Put your cup of rice into a microwave-safe container, with plenty of room for your rice and water to expand and not explode all over your microwave.
Cover with about one finger of water – that is, water completely covering your rice, with one finger width between the top of the water and the top of the rice. Finger width, not finger length.
Then, microwave on high for about 12 minutes, stirring halfway through. Let sit until it no longer burns your mouth (about 5 minutes), and dig in.
Firmly in the higher effort/more prep category is quinoa salad. Quinoa salad is a delicious, good for you, no guilt side, but the “salad” part of the name tricks people into thinking it’s quick to make.
It’s definitely worth it, though – quinoa is high in antioxidants and manganese among other things, according to Medical News Today.(7)
Quinoa salad requires both precooked quinoa and lots of vegetable chopping – but the end result is totally worth it…
For your salad you will need two cups of quinoa, two bell peppers (preferably different colors – like one orange and one yellow), cherry tomatoes, one avocado, one cucumber, two celery stalks, olives – all chopped up into itsy bitsy pieces and tossed together with feta cheese and a little olive oil or rice vinegar if you like.
If you don’t want to chop up and mix all that, quinoa is actually quite tasty on its own.

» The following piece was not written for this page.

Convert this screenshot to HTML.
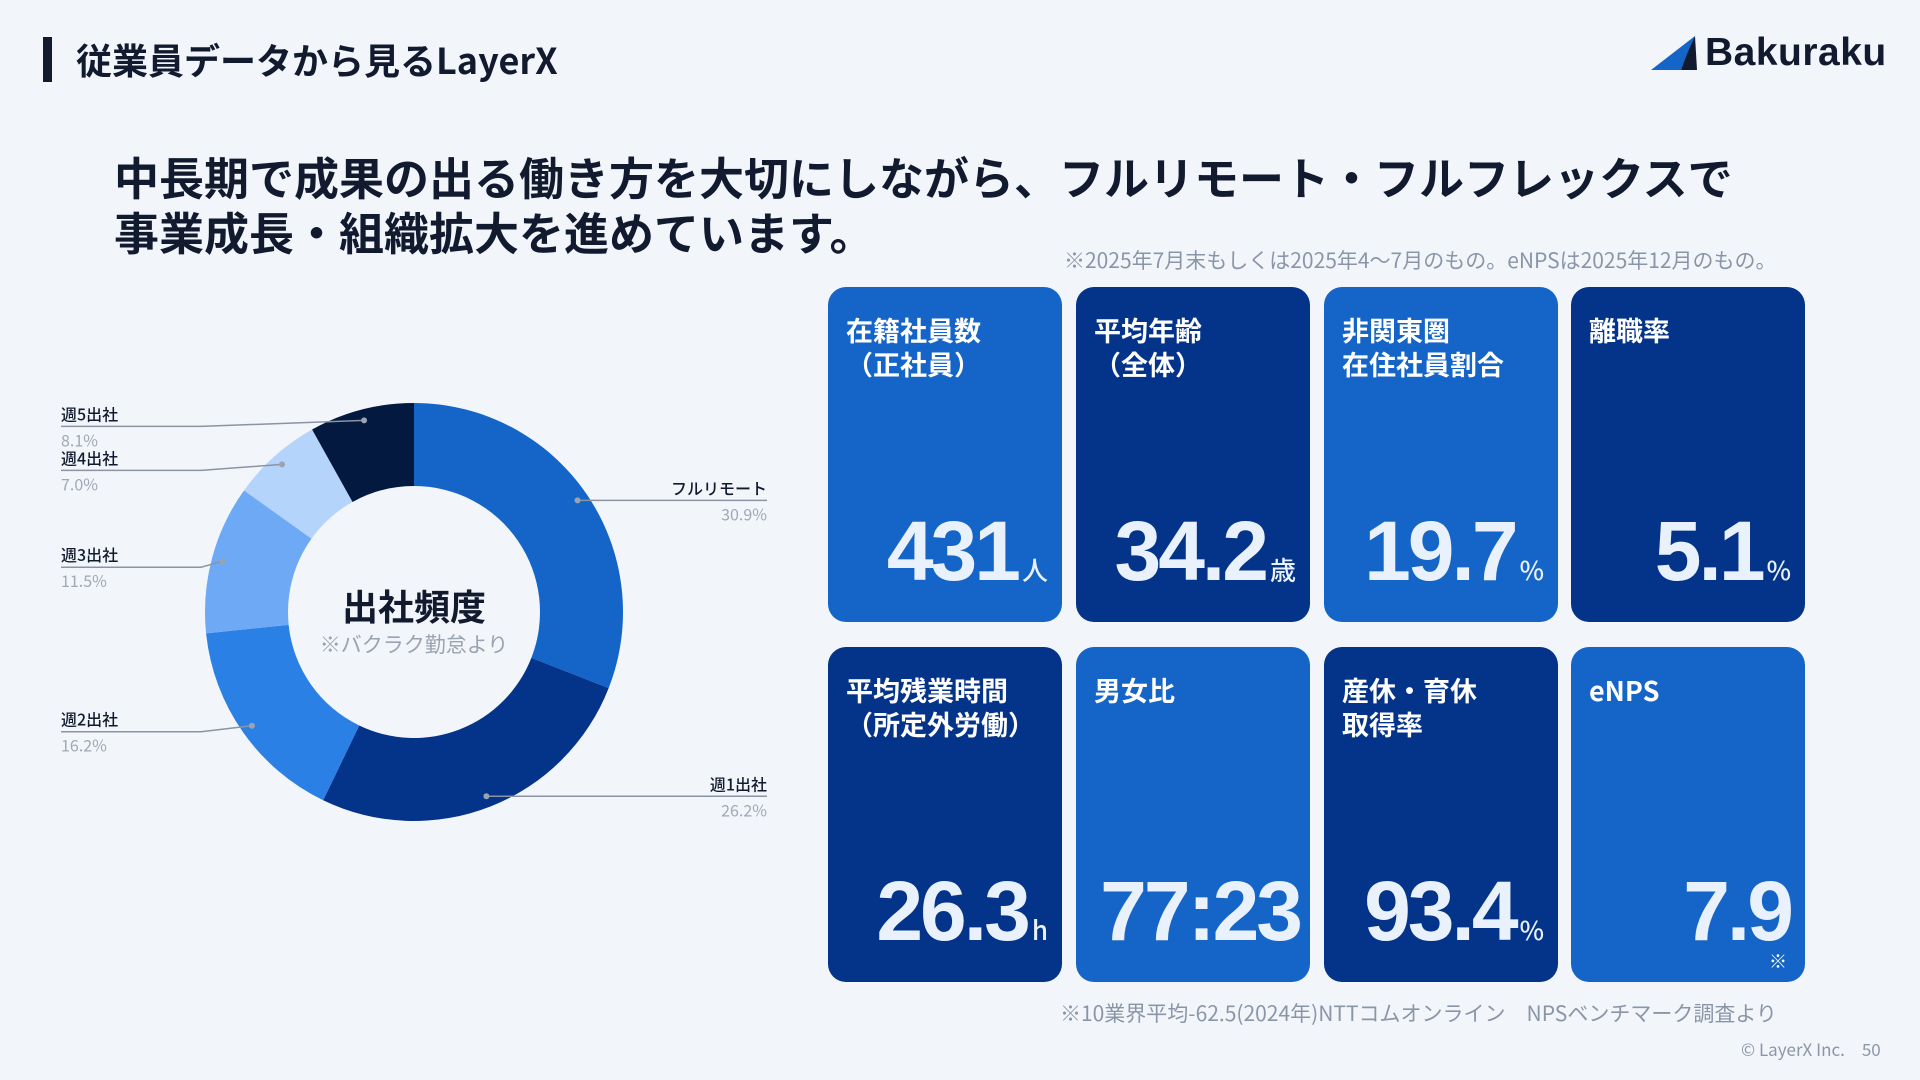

To make Tasty Quinoa, first rinse your quinoa! Quinoa has a natural coating called saponin which will make your finished dish taste bitter or soapy if you don’t rinse it off.
After rinsing, toast your quinoa by tossing it in a lightly oiled pan over heat for about ten minutes. It may pop at you, do not be alarmed.
Then add 2 cups of water or broth per cup of quinoa you’re cooking, bring to a rolling boil. Turn the heat down to low, cover and cook for 15 minutes.
Let stand covered for another 5 minutes before you fluff it with a fork and serve it by itself, or transfer to a dish and refrigerate for your quinoa salad.
To sum up
Build your side dish repertoire with healthy sides like these, and eat exciting delicious food so your family never has to suffer boring old steamed veggies again.
After all, “eating healthy is the key to being healthy.”